Tuesday's parliamentary order paper reflected an ANC draft resolution calling for the establishment of an ad hoc committee to consider the president's reply to investigations by Madonsela, the Special Investigating Unit, and the security cluster task team into the Nkandla controversy.

Madonsela declined to say whether she was satisfied with Zuma's correspondence, saying: "It is not for me to be satisfied, really it is not my place."

She added that she saw her role, as a "quasi-judicial body", as being to assist the president and Parliament, whom she said acted respectively as the custodian and the executor of the Executive Members' Ethics Act.

In April, Zuma declined to respond in full to Madonsela's report within the requisite fortnight.

In her report Madonsela found explicitly that he had violated the Executive Ethics Code by failing to act in a manner that protects state resources, and that this was inconsistent with his position.
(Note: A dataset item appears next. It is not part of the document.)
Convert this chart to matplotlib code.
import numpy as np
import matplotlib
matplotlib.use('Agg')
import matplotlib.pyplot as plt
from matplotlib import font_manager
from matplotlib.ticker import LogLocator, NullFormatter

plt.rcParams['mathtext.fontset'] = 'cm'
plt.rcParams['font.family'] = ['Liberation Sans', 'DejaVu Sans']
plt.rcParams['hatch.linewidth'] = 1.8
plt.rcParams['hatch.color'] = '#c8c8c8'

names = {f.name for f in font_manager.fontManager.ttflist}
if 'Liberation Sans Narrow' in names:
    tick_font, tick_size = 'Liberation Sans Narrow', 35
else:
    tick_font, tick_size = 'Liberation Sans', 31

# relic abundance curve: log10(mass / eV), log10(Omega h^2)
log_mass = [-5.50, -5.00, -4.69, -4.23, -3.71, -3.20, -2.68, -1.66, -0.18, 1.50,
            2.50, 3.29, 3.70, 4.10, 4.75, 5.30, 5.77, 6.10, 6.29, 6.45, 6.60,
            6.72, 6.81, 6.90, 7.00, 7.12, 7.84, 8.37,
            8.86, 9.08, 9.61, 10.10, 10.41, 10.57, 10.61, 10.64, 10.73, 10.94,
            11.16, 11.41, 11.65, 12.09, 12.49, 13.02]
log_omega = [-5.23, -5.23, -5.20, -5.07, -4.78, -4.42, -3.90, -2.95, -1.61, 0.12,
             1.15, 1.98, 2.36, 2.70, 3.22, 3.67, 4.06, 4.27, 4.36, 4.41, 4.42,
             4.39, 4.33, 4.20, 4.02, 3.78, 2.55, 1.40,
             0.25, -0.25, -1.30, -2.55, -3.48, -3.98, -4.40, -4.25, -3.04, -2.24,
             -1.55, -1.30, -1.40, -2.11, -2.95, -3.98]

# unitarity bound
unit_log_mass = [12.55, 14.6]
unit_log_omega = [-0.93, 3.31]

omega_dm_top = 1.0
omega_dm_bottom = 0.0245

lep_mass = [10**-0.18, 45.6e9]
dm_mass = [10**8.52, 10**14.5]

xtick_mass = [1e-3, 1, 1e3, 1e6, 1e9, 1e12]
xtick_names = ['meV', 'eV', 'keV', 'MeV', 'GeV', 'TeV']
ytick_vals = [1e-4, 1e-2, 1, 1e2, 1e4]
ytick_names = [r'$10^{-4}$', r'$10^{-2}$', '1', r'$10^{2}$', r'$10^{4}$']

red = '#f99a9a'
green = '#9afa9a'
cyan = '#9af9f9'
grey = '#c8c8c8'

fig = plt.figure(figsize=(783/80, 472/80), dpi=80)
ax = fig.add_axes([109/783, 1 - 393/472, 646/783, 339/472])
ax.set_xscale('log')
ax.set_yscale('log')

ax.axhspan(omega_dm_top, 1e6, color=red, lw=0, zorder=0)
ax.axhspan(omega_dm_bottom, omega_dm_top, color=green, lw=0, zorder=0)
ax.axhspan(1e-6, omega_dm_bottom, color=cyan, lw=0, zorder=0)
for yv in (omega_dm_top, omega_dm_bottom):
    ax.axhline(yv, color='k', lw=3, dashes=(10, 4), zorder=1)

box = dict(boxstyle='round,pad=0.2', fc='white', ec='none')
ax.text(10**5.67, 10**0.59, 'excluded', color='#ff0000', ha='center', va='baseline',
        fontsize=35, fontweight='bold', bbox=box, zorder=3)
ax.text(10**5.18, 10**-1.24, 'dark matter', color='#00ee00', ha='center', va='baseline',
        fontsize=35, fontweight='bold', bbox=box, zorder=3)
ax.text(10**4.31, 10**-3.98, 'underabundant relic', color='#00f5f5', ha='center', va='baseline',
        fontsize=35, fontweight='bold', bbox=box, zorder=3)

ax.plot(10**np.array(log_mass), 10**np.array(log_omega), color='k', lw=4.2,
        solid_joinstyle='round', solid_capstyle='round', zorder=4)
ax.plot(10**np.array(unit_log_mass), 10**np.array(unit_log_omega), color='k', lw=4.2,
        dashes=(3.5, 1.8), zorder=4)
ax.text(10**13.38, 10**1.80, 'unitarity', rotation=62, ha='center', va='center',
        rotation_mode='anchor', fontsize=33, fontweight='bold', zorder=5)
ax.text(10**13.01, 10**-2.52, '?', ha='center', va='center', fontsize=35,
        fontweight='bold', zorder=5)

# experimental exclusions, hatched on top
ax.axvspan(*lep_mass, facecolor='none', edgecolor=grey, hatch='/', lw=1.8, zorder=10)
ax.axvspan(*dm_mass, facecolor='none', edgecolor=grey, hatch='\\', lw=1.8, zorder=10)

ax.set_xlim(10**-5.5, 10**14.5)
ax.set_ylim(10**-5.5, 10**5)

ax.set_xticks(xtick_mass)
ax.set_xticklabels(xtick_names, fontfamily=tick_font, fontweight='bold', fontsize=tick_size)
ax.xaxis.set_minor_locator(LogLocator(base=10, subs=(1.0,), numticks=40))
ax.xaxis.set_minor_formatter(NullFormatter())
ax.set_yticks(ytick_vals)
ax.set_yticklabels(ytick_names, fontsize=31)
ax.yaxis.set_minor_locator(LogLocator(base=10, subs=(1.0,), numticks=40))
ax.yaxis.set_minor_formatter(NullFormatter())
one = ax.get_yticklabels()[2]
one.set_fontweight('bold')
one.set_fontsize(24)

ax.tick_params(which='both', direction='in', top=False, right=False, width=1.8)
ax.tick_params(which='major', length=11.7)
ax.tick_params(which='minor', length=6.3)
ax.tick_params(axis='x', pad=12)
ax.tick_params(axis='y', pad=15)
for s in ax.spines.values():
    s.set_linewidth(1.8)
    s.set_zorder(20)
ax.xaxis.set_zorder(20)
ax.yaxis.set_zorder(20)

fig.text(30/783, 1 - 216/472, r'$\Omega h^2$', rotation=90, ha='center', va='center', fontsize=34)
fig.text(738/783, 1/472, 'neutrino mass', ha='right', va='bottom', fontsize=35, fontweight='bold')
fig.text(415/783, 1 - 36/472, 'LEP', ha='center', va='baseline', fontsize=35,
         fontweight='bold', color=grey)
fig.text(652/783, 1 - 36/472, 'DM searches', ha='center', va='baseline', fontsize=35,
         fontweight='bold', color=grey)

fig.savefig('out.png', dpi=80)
Zuma's eventual blanket response last week to the three investigations cautioned that it should not be read as a "critique" of their findings, but that his decision not to comment on them "is not reflective of the fact that I am accepting of the same".

Madonsela summed this up by saying, "he did not confirm or deny".

Zuma deflected a decision on whether he should repay any of the money spent at Nkandla to Police Minister Nkosinathi Nhleko, instructing him to report to Cabinet on the matter.

Democratic Alliance parliamentary leader Mmusi Maimane said the ad hoc committee was doomed to fail to deal with the matter properly because of the narrow terms of reference set by the ruling party.

"The resolution quite specifically refers the committee to only consider the president's reply," he said.

"This reply was completely inadequate. It failed to provide a comprehensive response to the public protector's report, nor provided detailed steps on how the president intended to act on her recommendations.

"As such, this committee is predestined to fail. It will be limited to only consider what the president has said, and not what the public protector has recommended," Maimane said.